COACH SHURMUR: Well, I think they just want to help us win and they want to contribute. They really don't look at the stat sheet to kind of measure what their contributions are. I think that's when you're starting to develop the team chemistry that you need.
Certainly as skill players, you like to have production because that's the way sometimes you're measured in terms of your contribution. But our guys don't feel that way and I think that's why you're seeing great team play. Zach Ertz was involved on special teams, and he had a significant role in Darren Sproles' touchdown run. That's what you're looking for.
We as coaches, when that kind of stuff happens and when you hear players talking about, 'I just want us to win and I want to contribute to winning,' that's good. That's really good, because when selfish behavior and selfish attitudes creep in, that's not conducive to team‑ness, I guess.
Q. When looking back at the film, what allowed Sanchez to have such a clean game when it comes to the decision making? There were concerns about his turnovers when he was with the New York Jets. COACH SHURMUR: Again, I'm not comparing anything to New York. We're just basing it on what we've seen from him. The protection was good. Mark made good decisions. When they were coming with more than we could block, like on the touchdown throw to Jordan Matthews, you know, there was one more that was supposed to be coming, then he pulled off and [Sanchez] put the ball in the flat and we scored.He's very comfortable with our progressions. I thought the line did a nice job of keeping him clean for the most part. Then when there was a little bit of noise in the pocket, I thought he did a good job of managing the pocket and getting the ball to the right guy.
Then we also saw from the receivers, there was some tight coverage where guys made great catches. So, you know, they kind of all helped each other and we all benefited from it.
Q. You just referenced Sanchez stepping up and kind of proved your point from previous weeks in terms of consistencies. He made three or four plays where he felt the rush and took two steps up. That's like having an extra play in your arsenal, isn't it?
COACH SHURMUR: Well, no. Managing the pocket is important. You first start practicing versus air and everything is very easy. Now colors start flashing, who is getting blocked and all that. He was able to -- we try to keep a firm inside and get the guys up the field, so when you hit your book foot and hitch through it, [you are] able to keep your eyes down the field. There's a trust there, but it's natural for him because that's the way he's always played. I think he just kind of did what came natural. He lowered himself to his training because he's been trained that way.
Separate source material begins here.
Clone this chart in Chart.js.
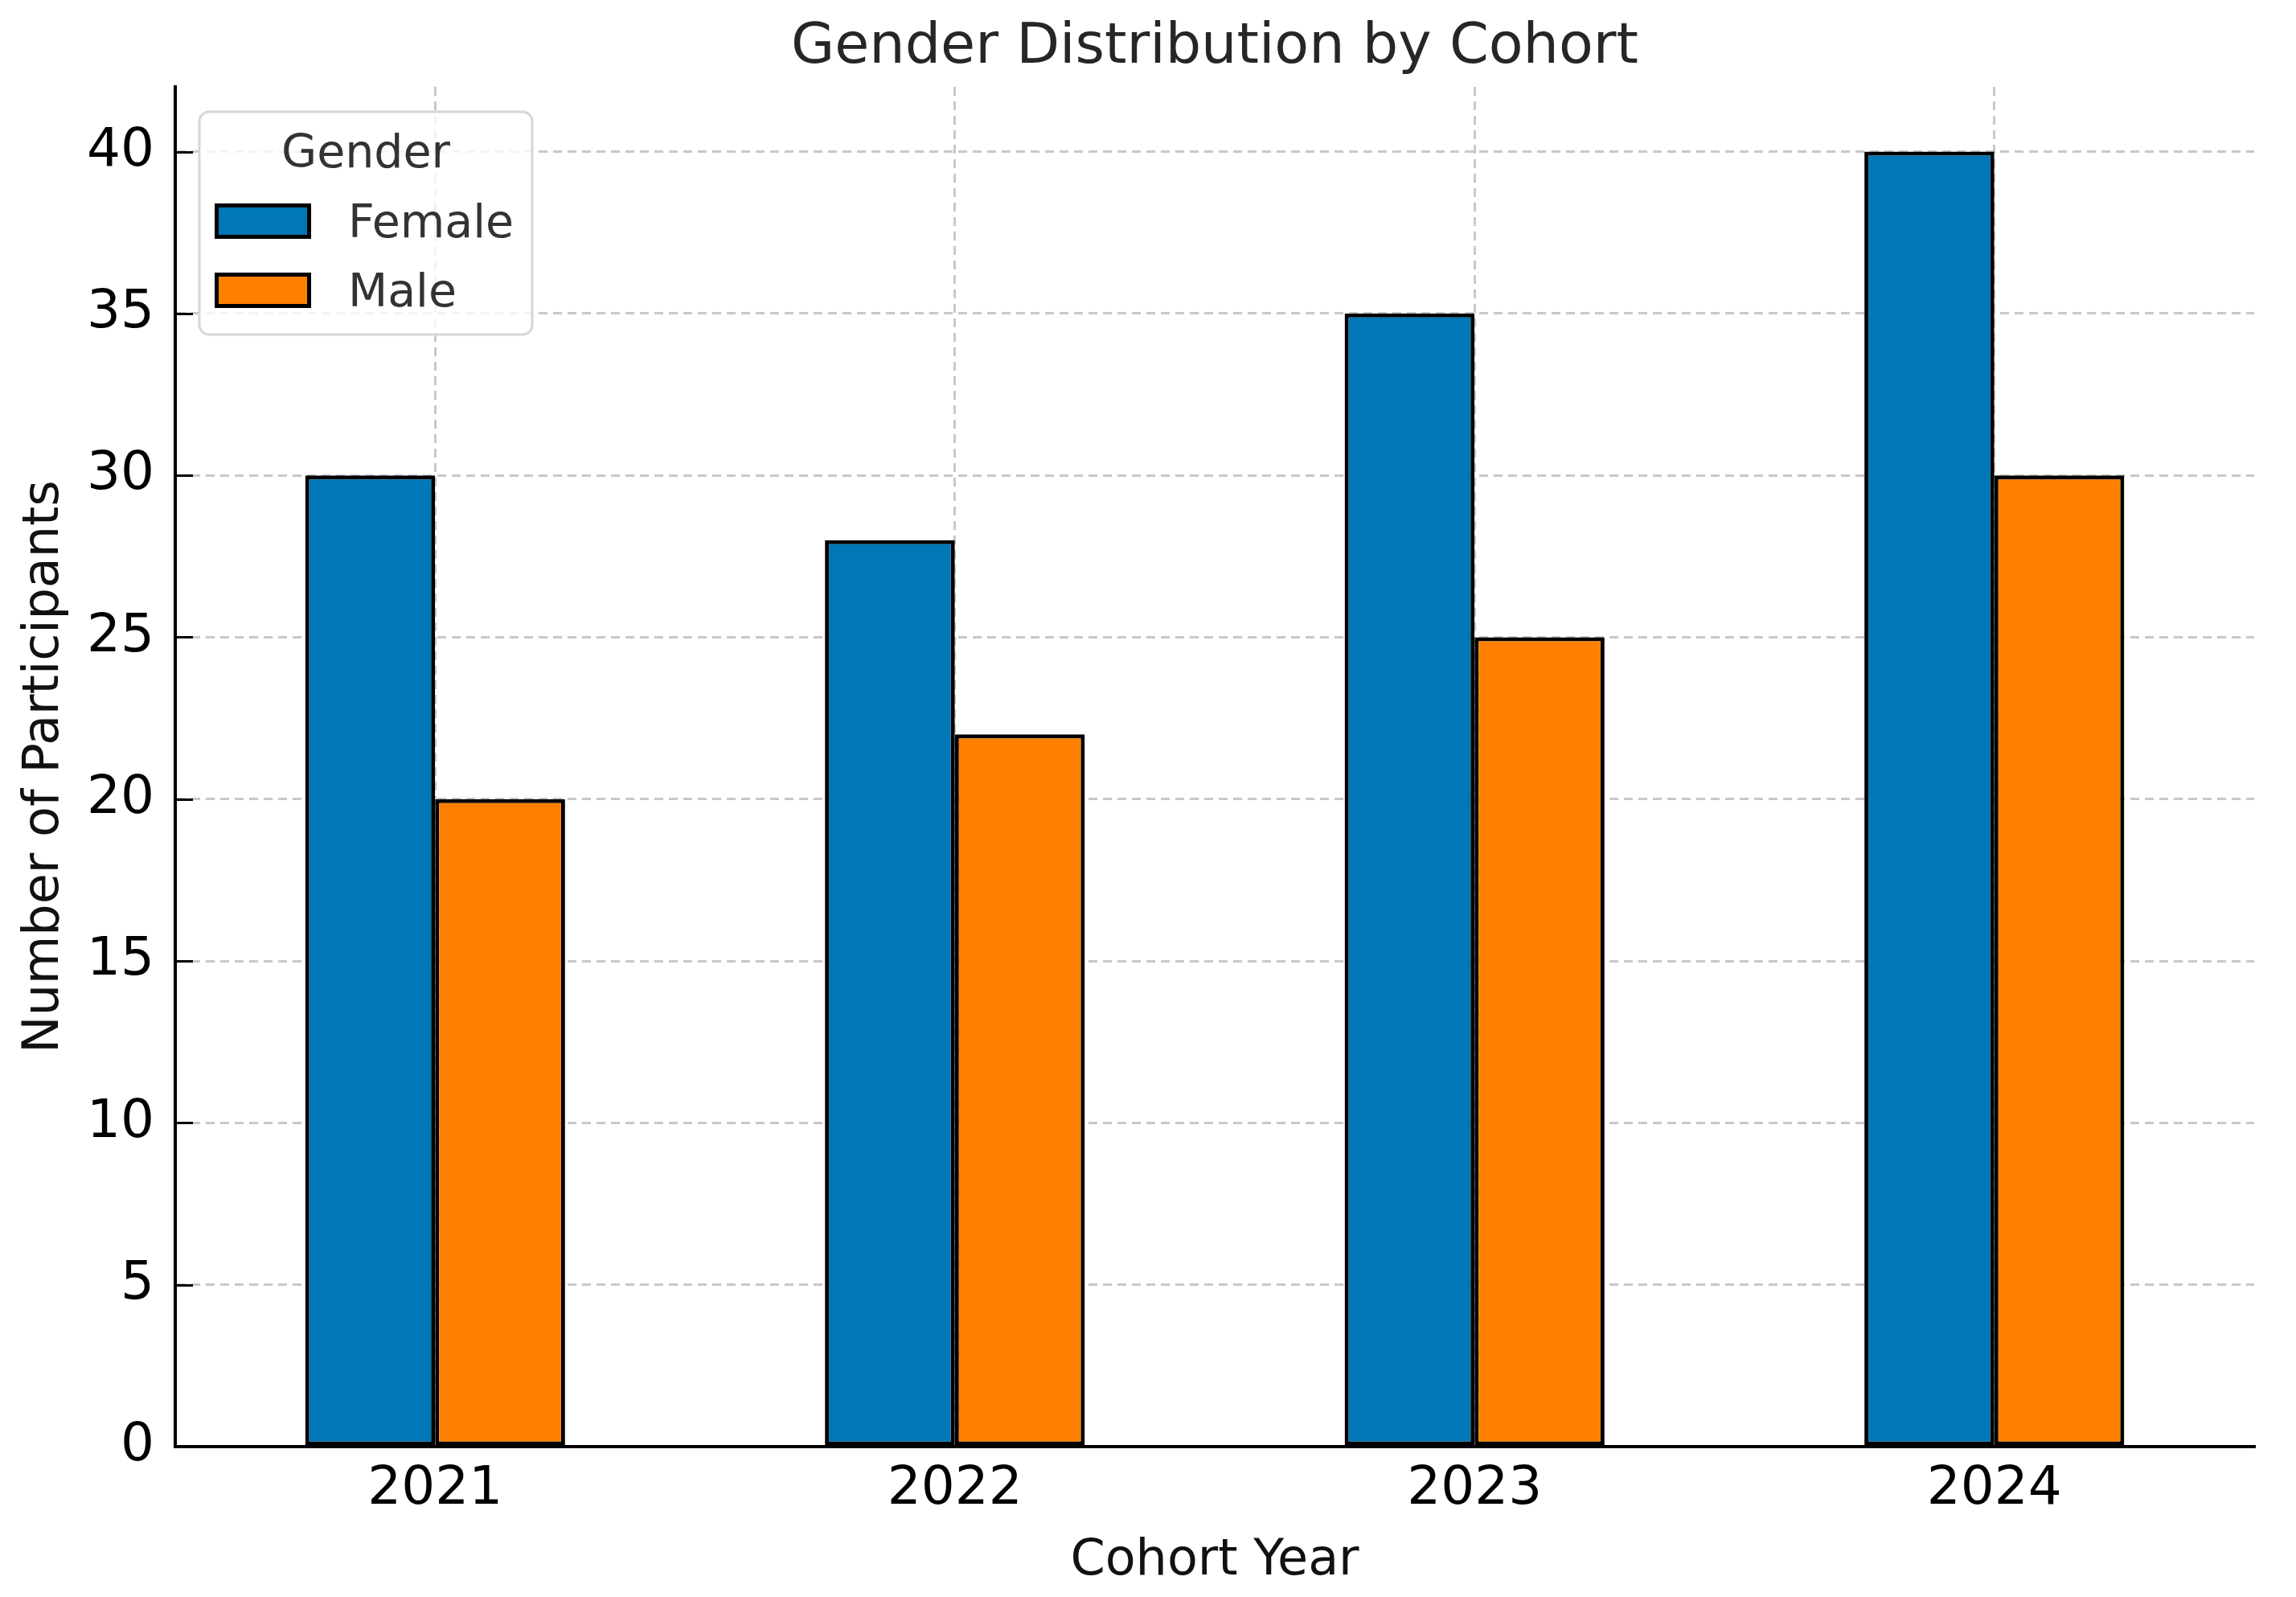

Q. You said from a coverage standpoint what Carolina did was pretty much what you've seen all year. Is that because you of the defenses of the teams you've seen or is that the template you think people, when they look at you, they say, 'We're going to go man, we're going to try to get pressure and we're going to try to stop the run?'
COACH SHURMUR: Yeah. When you boil it all down, teams can play one‑deep man, two‑deep man, one‑deep zone, two‑deep zone and then they can do what they want with the pressure.
I think we saw normal coverage concepts from Sean [McDermott] the other night.